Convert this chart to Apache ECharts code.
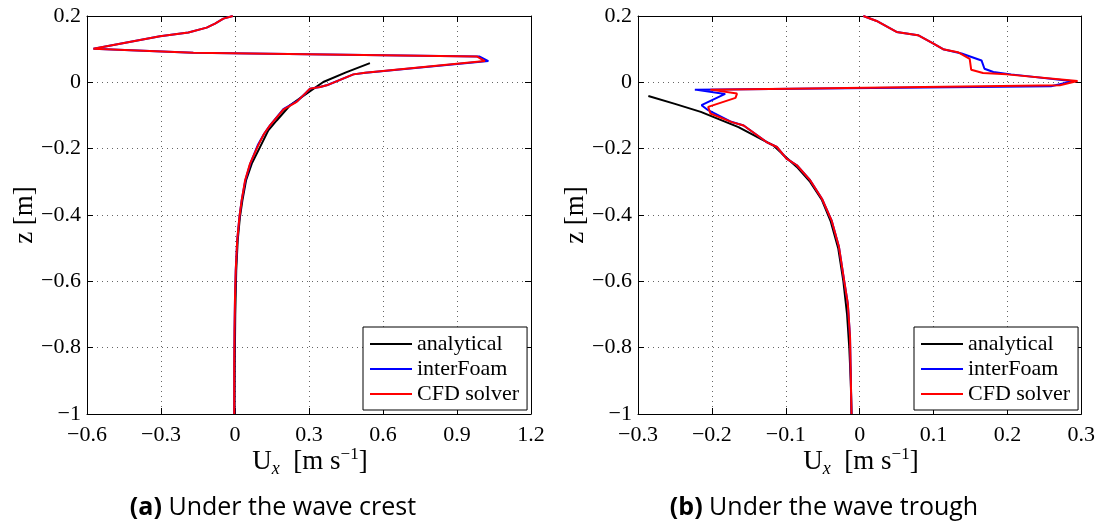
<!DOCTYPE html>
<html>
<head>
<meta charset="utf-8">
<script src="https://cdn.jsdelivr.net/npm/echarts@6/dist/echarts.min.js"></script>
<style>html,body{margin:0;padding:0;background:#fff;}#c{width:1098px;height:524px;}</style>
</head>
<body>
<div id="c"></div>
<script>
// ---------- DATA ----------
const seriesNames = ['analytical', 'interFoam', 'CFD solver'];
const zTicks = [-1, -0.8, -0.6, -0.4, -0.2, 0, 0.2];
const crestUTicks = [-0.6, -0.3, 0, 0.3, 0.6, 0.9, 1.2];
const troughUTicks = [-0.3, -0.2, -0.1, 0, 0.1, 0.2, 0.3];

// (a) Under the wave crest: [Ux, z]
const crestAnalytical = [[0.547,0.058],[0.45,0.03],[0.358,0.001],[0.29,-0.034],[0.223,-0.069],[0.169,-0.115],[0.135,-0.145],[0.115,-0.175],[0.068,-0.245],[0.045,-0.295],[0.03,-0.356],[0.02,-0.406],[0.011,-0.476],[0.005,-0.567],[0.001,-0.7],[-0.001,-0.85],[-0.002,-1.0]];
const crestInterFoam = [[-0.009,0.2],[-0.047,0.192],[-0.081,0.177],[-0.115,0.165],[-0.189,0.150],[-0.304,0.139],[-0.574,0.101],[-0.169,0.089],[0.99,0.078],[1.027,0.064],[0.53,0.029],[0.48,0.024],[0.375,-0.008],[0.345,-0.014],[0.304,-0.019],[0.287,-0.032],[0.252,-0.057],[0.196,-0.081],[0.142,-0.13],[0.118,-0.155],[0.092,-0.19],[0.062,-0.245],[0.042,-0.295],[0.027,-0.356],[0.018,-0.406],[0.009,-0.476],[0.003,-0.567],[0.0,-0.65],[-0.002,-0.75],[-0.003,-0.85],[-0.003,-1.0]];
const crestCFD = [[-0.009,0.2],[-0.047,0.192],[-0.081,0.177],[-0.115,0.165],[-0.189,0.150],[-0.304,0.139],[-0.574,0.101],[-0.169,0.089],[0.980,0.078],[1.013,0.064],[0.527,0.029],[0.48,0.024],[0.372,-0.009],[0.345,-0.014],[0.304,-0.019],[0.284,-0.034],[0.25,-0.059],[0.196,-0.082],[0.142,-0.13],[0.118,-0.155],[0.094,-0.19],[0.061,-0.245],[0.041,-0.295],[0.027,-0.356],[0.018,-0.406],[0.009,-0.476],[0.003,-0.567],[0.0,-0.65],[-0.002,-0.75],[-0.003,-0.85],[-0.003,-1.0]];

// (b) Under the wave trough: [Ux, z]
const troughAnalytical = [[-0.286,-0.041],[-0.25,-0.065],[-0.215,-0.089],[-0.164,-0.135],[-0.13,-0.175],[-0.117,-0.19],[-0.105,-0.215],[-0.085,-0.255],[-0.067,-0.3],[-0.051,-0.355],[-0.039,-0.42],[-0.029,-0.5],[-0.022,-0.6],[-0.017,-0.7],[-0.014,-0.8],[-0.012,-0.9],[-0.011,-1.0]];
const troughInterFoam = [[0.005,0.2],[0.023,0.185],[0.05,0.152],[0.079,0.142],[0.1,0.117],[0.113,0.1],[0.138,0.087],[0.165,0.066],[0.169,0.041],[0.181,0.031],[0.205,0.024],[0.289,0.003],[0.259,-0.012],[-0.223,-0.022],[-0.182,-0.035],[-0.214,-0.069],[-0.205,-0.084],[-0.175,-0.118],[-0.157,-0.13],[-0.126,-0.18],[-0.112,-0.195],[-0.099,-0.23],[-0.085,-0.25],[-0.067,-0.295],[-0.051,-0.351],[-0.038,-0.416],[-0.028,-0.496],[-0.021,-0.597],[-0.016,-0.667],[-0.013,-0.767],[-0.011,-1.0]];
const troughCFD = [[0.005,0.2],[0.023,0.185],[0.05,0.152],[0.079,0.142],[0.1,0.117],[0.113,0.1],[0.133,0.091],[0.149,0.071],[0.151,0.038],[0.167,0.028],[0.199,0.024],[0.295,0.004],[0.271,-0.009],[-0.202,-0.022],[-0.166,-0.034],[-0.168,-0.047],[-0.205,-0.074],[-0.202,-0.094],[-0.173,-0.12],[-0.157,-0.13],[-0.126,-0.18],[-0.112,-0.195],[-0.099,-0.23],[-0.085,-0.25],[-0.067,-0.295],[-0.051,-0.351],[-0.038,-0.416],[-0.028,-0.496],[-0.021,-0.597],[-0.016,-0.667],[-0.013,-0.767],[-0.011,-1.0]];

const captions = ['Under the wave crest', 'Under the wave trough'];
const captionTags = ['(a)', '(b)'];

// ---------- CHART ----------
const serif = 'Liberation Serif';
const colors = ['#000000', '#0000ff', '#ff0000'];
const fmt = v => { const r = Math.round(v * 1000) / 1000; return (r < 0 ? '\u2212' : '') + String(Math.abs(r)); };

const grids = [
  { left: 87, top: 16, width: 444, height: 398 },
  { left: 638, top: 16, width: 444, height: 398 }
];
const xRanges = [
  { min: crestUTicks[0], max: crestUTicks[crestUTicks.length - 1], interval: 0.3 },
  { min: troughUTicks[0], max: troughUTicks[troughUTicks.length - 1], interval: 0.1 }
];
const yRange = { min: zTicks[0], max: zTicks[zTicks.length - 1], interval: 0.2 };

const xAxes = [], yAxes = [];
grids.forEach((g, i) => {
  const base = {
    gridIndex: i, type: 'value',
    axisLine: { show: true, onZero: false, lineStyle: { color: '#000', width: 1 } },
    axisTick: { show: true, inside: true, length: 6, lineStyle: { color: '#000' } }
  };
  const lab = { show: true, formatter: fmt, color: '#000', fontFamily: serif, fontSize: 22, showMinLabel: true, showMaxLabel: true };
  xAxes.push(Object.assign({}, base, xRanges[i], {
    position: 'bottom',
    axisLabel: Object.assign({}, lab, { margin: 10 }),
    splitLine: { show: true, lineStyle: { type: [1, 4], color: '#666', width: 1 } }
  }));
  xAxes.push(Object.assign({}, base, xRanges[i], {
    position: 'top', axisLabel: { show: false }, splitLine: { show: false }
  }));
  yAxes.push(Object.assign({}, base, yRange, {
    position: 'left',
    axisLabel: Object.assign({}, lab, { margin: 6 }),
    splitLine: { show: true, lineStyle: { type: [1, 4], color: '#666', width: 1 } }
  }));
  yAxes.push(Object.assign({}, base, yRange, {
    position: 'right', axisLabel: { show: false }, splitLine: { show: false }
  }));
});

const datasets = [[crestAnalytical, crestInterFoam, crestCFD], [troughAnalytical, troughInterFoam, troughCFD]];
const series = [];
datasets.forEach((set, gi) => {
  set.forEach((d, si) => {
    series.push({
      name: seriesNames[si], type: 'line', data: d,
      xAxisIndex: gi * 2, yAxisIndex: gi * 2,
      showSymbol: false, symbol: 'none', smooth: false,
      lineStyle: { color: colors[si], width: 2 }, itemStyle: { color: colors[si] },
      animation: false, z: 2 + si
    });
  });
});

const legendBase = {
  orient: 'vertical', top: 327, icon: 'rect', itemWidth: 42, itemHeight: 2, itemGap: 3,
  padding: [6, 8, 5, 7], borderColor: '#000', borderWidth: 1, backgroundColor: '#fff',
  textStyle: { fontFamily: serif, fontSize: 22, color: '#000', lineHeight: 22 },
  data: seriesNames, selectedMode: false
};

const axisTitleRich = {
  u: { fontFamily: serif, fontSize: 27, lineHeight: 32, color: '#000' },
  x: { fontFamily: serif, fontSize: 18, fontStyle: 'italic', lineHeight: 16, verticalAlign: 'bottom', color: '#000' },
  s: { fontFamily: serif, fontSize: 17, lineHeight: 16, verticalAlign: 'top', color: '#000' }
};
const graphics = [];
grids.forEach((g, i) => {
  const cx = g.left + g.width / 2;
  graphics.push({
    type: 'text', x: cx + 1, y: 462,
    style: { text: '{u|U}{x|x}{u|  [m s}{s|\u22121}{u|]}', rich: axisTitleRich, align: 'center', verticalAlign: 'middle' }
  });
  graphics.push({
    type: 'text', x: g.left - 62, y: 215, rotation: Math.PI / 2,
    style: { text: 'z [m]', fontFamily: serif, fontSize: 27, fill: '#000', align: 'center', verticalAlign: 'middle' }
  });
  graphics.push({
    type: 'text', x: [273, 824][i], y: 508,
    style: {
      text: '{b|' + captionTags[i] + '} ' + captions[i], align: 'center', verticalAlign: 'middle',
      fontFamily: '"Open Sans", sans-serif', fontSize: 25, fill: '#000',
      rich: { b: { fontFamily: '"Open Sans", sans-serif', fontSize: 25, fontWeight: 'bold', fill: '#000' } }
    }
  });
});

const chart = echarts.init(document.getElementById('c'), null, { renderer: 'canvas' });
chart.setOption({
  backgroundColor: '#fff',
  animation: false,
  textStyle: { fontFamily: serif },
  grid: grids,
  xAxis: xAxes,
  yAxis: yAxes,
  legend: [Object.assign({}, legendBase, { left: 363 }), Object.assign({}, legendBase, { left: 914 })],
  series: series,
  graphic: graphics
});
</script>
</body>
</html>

WORK TO BE COMPLETED =
Emit the lines of the material exactly, from its first line to the line containing "const troughUTicks = [-0.3, -0.2, -0.1, 0, 0.1, 0.2, 0.3];", inclusive; leave every picture out.

RESULT OF THIS EXERCISE =
Convert this chart to Apache ECharts code.
<!DOCTYPE html>
<html>
<head>
<meta charset="utf-8">
<script src="https://cdn.jsdelivr.net/npm/echarts@6/dist/echarts.min.js"></script>
<style>html,body{margin:0;padding:0;background:#fff;}#c{width:1098px;height:524px;}</style>
</head>
<body>
<div id="c"></div>
<script>
// ---------- DATA ----------
const seriesNames = ['analytical', 'interFoam', 'CFD solver'];
const zTicks = [-1, -0.8, -0.6, -0.4, -0.2, 0, 0.2];
const crestUTicks = [-0.6, -0.3, 0, 0.3, 0.6, 0.9, 1.2];
const troughUTicks = [-0.3, -0.2, -0.1, 0, 0.1, 0.2, 0.3];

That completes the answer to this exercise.